**** RECORDED INFORMATION ****
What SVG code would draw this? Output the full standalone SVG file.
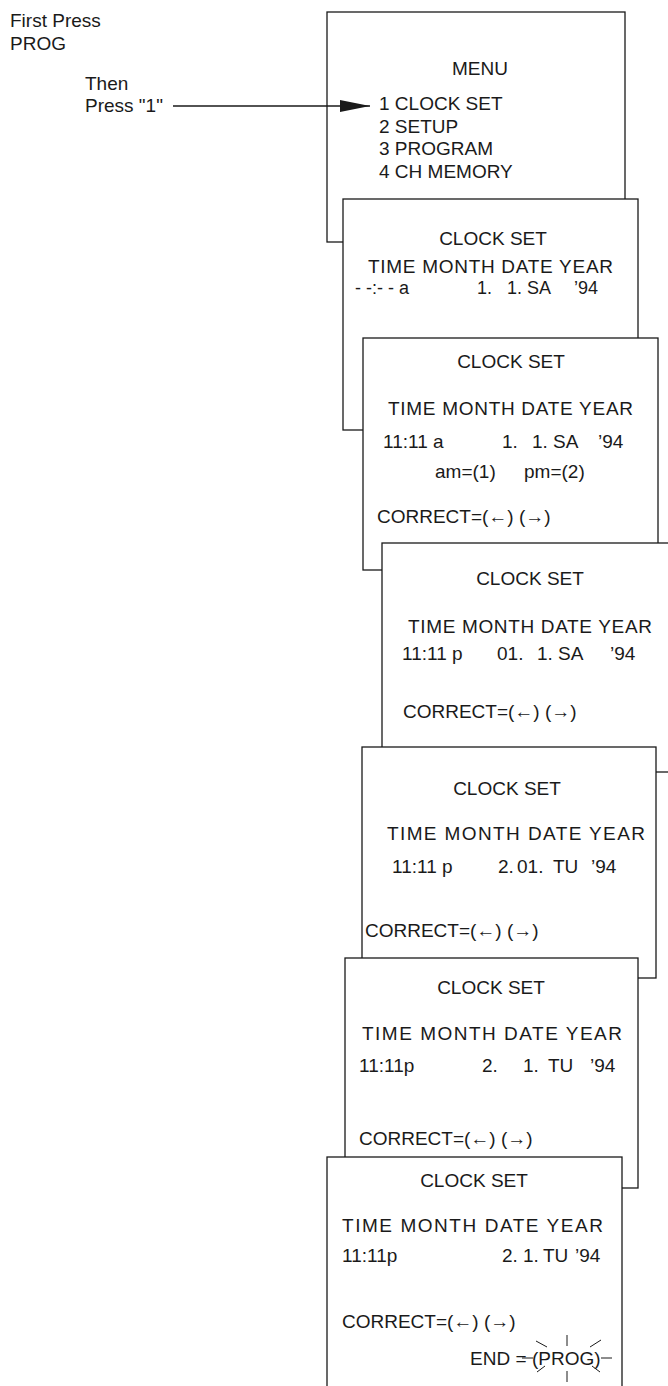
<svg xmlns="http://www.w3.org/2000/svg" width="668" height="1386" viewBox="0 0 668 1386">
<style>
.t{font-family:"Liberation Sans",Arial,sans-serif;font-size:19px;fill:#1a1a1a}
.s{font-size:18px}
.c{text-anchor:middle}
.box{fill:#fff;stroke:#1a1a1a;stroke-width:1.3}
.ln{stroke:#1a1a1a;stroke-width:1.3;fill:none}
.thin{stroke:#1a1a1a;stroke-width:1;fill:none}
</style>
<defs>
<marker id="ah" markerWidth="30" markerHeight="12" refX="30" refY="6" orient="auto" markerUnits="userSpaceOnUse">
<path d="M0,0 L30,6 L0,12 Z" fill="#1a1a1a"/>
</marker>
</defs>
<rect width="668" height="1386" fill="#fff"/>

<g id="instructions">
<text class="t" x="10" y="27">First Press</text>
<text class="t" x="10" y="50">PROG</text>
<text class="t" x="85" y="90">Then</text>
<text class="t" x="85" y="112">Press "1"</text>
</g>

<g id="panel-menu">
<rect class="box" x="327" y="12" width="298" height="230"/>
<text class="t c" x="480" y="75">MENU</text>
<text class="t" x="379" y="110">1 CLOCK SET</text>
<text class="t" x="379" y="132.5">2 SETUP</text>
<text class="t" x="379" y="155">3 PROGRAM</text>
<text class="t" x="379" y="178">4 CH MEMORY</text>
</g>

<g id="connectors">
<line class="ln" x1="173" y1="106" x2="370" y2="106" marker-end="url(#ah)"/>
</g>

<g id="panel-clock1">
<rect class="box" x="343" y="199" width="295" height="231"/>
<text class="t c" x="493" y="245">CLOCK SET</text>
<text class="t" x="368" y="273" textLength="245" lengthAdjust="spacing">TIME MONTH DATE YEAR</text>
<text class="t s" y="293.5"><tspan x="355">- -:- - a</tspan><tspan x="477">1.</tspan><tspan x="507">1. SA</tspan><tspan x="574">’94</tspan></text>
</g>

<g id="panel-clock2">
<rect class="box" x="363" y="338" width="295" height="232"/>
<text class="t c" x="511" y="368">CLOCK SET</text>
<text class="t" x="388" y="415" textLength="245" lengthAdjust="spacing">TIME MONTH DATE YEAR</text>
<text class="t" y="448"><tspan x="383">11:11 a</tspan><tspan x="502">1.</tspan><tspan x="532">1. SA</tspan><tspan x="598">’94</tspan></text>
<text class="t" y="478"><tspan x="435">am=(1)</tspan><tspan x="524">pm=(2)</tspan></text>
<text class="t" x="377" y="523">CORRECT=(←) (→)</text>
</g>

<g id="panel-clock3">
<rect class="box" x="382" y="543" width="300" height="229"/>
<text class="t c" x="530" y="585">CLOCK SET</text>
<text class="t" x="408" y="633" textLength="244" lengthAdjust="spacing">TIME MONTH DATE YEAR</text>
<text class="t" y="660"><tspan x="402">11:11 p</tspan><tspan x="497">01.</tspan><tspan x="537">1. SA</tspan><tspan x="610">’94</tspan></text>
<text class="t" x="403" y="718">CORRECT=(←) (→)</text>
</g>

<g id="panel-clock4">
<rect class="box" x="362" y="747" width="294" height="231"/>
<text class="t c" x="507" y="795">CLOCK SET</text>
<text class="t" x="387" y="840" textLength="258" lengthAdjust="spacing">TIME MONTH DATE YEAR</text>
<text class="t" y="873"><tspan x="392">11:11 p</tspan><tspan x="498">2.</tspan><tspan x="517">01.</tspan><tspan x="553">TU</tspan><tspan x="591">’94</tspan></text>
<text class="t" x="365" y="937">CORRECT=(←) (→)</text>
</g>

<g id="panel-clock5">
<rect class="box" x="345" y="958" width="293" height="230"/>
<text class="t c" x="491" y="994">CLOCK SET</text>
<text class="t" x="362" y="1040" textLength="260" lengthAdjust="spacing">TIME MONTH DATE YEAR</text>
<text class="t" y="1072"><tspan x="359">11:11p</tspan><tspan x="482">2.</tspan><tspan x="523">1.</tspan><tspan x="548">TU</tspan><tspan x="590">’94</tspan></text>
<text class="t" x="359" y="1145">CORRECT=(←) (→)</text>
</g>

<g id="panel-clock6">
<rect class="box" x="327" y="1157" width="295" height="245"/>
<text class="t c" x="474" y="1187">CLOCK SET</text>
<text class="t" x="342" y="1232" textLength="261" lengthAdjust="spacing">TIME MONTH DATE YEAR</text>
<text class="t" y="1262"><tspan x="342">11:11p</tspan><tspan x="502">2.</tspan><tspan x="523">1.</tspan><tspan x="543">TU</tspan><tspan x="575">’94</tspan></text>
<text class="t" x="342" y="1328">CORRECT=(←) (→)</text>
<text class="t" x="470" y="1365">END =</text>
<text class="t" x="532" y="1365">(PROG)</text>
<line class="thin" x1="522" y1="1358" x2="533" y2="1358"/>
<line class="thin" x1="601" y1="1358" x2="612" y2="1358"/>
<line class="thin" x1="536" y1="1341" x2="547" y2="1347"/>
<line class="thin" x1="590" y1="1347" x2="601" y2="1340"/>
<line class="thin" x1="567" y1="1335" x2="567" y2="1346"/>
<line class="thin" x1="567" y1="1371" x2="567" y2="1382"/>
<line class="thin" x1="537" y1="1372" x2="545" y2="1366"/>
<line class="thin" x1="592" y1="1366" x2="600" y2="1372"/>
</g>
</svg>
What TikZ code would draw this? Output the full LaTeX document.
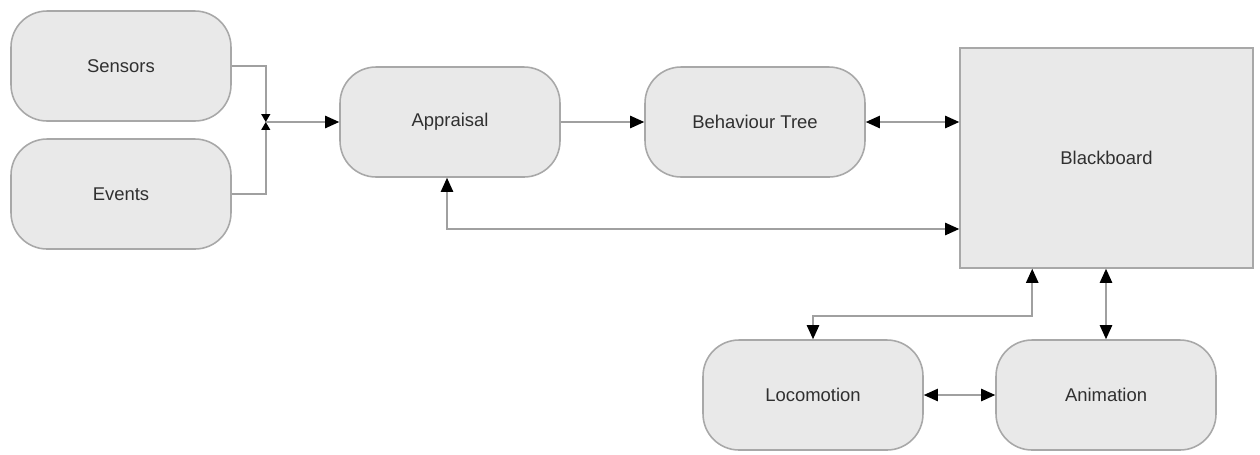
****
● YOUR INSTRUCTIONS:
Set the pictures aside and transcribe the data above exactly.

● FINAL RESULT:
What SVG code would draw this? Output the full standalone SVG file.
<svg xmlns="http://www.w3.org/2000/svg" width="668" height="1386" viewBox="0 0 668 1386">
<style>
.t{font-family:"Liberation Sans",Arial,sans-serif;font-size:19px;fill:#1a1a1a}
.s{font-size:18px}
.c{text-anchor:middle}
.box{fill:#fff;stroke:#1a1a1a;stroke-width:1.3}
.ln{stroke:#1a1a1a;stroke-width:1.3;fill:none}
.thin{stroke:#1a1a1a;stroke-width:1;fill:none}
</style>
<defs>
<marker id="ah" markerWidth="30" markerHeight="12" refX="30" refY="6" orient="auto" markerUnits="userSpaceOnUse">
<path d="M0,0 L30,6 L0,12 Z" fill="#1a1a1a"/>
</marker>
</defs>
<rect width="668" height="1386" fill="#fff"/>

<g id="instructions">
<text class="t" x="10" y="27">First Press</text>
<text class="t" x="10" y="50">PROG</text>
<text class="t" x="85" y="90">Then</text>
<text class="t" x="85" y="112">Press "1"</text>
</g>

<g id="panel-menu">
<rect class="box" x="327" y="12" width="298" height="230"/>
<text class="t c" x="480" y="75">MENU</text>
<text class="t" x="379" y="110">1 CLOCK SET</text>
<text class="t" x="379" y="132.5">2 SETUP</text>
<text class="t" x="379" y="155">3 PROGRAM</text>
<text class="t" x="379" y="178">4 CH MEMORY</text>
</g>

<g id="connectors">
<line class="ln" x1="173" y1="106" x2="370" y2="106" marker-end="url(#ah)"/>
</g>

<g id="panel-clock1">
<rect class="box" x="343" y="199" width="295" height="231"/>
<text class="t c" x="493" y="245">CLOCK SET</text>
<text class="t" x="368" y="273" textLength="245" lengthAdjust="spacing">TIME MONTH DATE YEAR</text>
<text class="t s" y="293.5"><tspan x="355">- -:- - a</tspan><tspan x="477">1.</tspan><tspan x="507">1. SA</tspan><tspan x="574">’94</tspan></text>
</g>

<g id="panel-clock2">
<rect class="box" x="363" y="338" width="295" height="232"/>
<text class="t c" x="511" y="368">CLOCK SET</text>
<text class="t" x="388" y="415" textLength="245" lengthAdjust="spacing">TIME MONTH DATE YEAR</text>
<text class="t" y="448"><tspan x="383">11:11 a</tspan><tspan x="502">1.</tspan><tspan x="532">1. SA</tspan><tspan x="598">’94</tspan></text>
<text class="t" y="478"><tspan x="435">am=(1)</tspan><tspan x="524">pm=(2)</tspan></text>
<text class="t" x="377" y="523">CORRECT=(←) (→)</text>
</g>

<g id="panel-clock3">
<rect class="box" x="382" y="543" width="300" height="229"/>
<text class="t c" x="530" y="585">CLOCK SET</text>
<text class="t" x="408" y="633" textLength="244" lengthAdjust="spacing">TIME MONTH DATE YEAR</text>
<text class="t" y="660"><tspan x="402">11:11 p</tspan><tspan x="497">01.</tspan><tspan x="537">1. SA</tspan><tspan x="610">’94</tspan></text>
<text class="t" x="403" y="718">CORRECT=(←) (→)</text>
</g>

<g id="panel-clock4">
<rect class="box" x="362" y="747" width="294" height="231"/>
<text class="t c" x="507" y="795">CLOCK SET</text>
<text class="t" x="387" y="840" textLength="258" lengthAdjust="spacing">TIME MONTH DATE YEAR</text>
<text class="t" y="873"><tspan x="392">11:11 p</tspan><tspan x="498">2.</tspan><tspan x="517">01.</tspan><tspan x="553">TU</tspan><tspan x="591">’94</tspan></text>
<text class="t" x="365" y="937">CORRECT=(←) (→)</text>
</g>

<g id="panel-clock5">
<rect class="box" x="345" y="958" width="293" height="230"/>
<text class="t c" x="491" y="994">CLOCK SET</text>
<text class="t" x="362" y="1040" textLength="260" lengthAdjust="spacing">TIME MONTH DATE YEAR</text>
<text class="t" y="1072"><tspan x="359">11:11p</tspan><tspan x="482">2.</tspan><tspan x="523">1.</tspan><tspan x="548">TU</tspan><tspan x="590">’94</tspan></text>
<text class="t" x="359" y="1145">CORRECT=(←) (→)</text>
</g>

<g id="panel-clock6">
<rect class="box" x="327" y="1157" width="295" height="245"/>
<text class="t c" x="474" y="1187">CLOCK SET</text>
<text class="t" x="342" y="1232" textLength="261" lengthAdjust="spacing">TIME MONTH DATE YEAR</text>
<text class="t" y="1262"><tspan x="342">11:11p</tspan><tspan x="502">2.</tspan><tspan x="523">1.</tspan><tspan x="543">TU</tspan><tspan x="575">’94</tspan></text>
<text class="t" x="342" y="1328">CORRECT=(←) (→)</text>
<text class="t" x="470" y="1365">END =</text>
<text class="t" x="532" y="1365">(PROG)</text>
<line class="thin" x1="522" y1="1358" x2="533" y2="1358"/>
<line class="thin" x1="601" y1="1358" x2="612" y2="1358"/>
<line class="thin" x1="536" y1="1341" x2="547" y2="1347"/>
<line class="thin" x1="590" y1="1347" x2="601" y2="1340"/>
<line class="thin" x1="567" y1="1335" x2="567" y2="1346"/>
<line class="thin" x1="567" y1="1371" x2="567" y2="1382"/>
<line class="thin" x1="537" y1="1372" x2="545" y2="1366"/>
<line class="thin" x1="592" y1="1366" x2="600" y2="1372"/>
</g>
</svg>
What TikZ code would draw this? Output the full LaTeX document.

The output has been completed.